• Exercise: Look through the records below, and copy out every line that holds the string "this".
———
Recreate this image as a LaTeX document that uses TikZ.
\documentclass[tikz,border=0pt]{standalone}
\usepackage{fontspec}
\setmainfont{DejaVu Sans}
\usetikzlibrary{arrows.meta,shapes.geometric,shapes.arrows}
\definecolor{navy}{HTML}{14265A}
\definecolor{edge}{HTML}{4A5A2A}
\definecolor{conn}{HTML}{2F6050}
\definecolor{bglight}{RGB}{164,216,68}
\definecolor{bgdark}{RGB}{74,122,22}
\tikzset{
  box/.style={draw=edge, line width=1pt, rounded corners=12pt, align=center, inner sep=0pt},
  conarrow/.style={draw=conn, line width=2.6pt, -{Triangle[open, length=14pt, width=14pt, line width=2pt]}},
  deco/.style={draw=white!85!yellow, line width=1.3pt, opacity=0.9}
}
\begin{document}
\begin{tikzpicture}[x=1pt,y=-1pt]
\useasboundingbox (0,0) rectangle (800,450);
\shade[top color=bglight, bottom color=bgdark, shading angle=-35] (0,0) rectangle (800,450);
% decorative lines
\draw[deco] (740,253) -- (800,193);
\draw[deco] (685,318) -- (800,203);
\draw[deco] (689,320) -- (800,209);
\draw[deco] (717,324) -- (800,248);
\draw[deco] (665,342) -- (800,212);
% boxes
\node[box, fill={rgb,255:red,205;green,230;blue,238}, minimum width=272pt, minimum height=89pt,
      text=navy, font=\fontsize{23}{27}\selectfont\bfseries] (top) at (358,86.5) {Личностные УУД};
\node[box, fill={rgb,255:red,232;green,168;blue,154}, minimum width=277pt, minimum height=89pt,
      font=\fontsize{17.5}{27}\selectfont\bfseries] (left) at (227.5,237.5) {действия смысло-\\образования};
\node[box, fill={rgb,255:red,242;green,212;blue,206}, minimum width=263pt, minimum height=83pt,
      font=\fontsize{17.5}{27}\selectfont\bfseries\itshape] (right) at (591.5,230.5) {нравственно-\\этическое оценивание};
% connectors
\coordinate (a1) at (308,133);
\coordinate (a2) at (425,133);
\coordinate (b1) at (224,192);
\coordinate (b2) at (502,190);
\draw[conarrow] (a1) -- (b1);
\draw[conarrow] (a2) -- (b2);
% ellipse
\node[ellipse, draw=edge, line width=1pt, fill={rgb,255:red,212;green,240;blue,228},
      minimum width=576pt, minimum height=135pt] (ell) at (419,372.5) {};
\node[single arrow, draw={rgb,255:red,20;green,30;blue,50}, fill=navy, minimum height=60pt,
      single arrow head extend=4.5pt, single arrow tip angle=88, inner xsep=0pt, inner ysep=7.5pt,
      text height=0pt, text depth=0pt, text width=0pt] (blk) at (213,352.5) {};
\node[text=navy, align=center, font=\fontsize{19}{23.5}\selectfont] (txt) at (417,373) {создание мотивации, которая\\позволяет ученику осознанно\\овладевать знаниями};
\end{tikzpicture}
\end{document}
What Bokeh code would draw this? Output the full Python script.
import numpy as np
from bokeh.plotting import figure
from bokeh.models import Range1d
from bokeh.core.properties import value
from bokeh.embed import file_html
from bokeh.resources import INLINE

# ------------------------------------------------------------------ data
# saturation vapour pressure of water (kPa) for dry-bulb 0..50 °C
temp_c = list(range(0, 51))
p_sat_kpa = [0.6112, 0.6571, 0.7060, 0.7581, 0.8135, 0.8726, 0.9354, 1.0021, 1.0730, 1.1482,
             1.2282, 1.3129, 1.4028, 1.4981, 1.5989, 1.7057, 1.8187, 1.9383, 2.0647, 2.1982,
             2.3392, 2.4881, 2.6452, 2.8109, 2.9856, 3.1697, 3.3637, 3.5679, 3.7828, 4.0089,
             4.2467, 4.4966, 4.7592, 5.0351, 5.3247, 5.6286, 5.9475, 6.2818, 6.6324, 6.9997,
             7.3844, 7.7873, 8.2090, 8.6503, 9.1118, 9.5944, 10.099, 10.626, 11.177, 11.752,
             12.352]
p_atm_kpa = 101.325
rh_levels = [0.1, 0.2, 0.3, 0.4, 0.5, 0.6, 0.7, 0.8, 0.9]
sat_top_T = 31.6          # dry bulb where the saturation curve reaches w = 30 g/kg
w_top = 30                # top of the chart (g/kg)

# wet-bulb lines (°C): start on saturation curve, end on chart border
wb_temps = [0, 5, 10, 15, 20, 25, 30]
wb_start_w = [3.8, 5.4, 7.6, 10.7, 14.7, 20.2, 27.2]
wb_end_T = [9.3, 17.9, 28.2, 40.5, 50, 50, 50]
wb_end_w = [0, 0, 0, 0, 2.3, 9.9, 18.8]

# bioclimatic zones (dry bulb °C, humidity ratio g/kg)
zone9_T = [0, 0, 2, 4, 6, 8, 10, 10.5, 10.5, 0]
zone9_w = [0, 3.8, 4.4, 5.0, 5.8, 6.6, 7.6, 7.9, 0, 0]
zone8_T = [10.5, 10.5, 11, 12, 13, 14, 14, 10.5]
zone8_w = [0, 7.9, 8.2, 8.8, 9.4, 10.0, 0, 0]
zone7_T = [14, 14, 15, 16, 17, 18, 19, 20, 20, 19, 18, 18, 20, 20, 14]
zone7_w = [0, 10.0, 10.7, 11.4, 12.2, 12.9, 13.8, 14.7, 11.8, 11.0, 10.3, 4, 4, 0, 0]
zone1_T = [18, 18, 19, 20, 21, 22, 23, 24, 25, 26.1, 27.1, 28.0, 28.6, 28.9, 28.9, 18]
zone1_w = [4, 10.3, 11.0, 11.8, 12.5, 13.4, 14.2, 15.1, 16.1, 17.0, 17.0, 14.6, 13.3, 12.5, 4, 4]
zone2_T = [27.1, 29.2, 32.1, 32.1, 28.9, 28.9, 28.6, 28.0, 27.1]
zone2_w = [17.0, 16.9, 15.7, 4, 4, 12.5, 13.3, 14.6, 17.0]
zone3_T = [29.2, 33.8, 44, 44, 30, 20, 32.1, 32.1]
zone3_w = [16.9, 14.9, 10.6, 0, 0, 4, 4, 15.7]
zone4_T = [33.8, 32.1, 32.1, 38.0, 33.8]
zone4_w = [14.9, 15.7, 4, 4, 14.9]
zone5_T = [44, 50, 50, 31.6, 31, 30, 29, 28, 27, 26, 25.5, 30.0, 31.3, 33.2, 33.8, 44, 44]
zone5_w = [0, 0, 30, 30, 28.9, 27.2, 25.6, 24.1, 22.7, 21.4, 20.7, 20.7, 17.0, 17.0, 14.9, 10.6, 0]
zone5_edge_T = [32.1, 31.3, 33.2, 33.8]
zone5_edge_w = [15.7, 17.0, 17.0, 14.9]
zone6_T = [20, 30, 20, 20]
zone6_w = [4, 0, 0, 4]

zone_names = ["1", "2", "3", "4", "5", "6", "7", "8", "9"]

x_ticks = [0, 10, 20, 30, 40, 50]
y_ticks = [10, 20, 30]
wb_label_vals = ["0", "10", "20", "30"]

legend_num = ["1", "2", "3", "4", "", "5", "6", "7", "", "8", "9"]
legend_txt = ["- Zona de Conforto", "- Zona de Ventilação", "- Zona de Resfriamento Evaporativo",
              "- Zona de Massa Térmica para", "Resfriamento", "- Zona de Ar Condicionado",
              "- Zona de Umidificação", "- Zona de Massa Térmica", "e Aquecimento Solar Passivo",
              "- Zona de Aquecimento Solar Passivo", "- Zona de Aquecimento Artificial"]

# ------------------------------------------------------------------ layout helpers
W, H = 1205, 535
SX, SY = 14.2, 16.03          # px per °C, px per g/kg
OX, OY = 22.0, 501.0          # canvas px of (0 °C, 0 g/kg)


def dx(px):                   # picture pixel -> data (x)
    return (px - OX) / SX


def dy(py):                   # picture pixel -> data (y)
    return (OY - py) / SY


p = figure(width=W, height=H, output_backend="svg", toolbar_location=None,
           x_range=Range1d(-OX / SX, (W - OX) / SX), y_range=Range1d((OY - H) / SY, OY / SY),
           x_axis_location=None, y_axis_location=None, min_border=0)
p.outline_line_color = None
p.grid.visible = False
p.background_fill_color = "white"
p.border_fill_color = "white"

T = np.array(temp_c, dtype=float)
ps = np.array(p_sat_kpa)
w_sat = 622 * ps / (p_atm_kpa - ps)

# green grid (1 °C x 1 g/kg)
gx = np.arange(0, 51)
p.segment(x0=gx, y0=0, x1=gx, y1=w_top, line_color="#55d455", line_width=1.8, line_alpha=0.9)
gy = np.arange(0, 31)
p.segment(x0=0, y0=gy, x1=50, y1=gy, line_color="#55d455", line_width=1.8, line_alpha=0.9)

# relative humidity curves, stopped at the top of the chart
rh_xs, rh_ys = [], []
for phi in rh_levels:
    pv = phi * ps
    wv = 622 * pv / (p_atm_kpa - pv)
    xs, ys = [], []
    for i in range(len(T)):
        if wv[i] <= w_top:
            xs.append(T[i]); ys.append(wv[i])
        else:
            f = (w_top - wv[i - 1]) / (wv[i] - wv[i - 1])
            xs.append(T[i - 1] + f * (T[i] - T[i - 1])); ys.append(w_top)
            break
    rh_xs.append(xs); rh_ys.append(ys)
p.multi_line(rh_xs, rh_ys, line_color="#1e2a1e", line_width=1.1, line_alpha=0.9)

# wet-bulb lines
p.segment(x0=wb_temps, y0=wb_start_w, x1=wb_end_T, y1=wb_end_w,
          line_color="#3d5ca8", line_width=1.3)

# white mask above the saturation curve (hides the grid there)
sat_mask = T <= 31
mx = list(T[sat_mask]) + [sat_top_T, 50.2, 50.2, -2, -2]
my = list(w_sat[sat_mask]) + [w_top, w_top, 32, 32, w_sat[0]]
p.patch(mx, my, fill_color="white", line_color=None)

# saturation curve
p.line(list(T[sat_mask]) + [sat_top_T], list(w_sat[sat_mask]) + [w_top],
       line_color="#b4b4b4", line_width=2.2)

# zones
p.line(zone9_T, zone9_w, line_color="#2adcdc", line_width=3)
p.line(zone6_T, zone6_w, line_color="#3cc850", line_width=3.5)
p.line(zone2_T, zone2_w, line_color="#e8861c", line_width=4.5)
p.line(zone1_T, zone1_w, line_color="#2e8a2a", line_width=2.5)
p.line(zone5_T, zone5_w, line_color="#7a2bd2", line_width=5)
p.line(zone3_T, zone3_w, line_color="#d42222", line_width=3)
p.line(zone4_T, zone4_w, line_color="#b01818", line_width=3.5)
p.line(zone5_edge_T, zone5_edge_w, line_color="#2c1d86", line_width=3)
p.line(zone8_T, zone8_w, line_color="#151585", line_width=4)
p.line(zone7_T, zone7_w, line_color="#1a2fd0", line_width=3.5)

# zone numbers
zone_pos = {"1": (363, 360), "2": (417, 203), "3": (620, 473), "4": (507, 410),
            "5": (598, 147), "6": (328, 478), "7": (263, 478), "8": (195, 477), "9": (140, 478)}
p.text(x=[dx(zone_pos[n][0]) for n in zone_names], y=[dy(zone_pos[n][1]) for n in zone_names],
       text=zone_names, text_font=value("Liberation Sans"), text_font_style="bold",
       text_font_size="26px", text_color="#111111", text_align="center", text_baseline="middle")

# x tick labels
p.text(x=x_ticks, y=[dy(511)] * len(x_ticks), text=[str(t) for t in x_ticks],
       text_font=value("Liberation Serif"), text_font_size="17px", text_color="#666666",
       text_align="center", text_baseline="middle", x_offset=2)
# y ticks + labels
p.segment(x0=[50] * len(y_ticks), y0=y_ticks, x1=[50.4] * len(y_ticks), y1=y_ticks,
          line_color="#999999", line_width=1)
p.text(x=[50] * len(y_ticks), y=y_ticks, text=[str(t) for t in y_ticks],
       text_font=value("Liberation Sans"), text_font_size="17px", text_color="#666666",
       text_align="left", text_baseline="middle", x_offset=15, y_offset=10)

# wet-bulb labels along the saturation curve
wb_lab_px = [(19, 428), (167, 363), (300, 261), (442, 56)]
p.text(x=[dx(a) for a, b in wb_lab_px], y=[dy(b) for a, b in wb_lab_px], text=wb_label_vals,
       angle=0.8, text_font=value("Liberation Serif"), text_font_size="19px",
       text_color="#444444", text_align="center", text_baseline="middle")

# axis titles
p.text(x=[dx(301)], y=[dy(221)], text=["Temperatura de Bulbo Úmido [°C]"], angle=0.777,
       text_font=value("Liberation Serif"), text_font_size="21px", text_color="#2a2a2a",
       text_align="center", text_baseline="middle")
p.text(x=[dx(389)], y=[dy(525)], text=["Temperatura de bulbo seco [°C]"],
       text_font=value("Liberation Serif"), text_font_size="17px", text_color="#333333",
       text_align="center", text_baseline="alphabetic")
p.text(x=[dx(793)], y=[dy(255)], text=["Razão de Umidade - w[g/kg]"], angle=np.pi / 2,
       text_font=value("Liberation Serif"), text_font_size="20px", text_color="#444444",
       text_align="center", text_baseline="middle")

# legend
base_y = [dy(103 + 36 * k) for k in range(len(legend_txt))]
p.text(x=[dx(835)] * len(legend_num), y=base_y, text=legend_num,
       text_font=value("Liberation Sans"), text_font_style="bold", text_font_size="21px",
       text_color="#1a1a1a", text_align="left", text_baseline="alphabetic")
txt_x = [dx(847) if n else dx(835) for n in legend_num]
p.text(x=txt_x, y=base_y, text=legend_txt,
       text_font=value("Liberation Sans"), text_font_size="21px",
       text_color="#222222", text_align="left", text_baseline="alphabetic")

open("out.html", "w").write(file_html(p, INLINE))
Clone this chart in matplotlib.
———
• Complete output:
Recreate this image as a LaTeX document that uses TikZ.
What Bokeh code would draw this? Output the full Python script.
Clone this chart in matplotlib.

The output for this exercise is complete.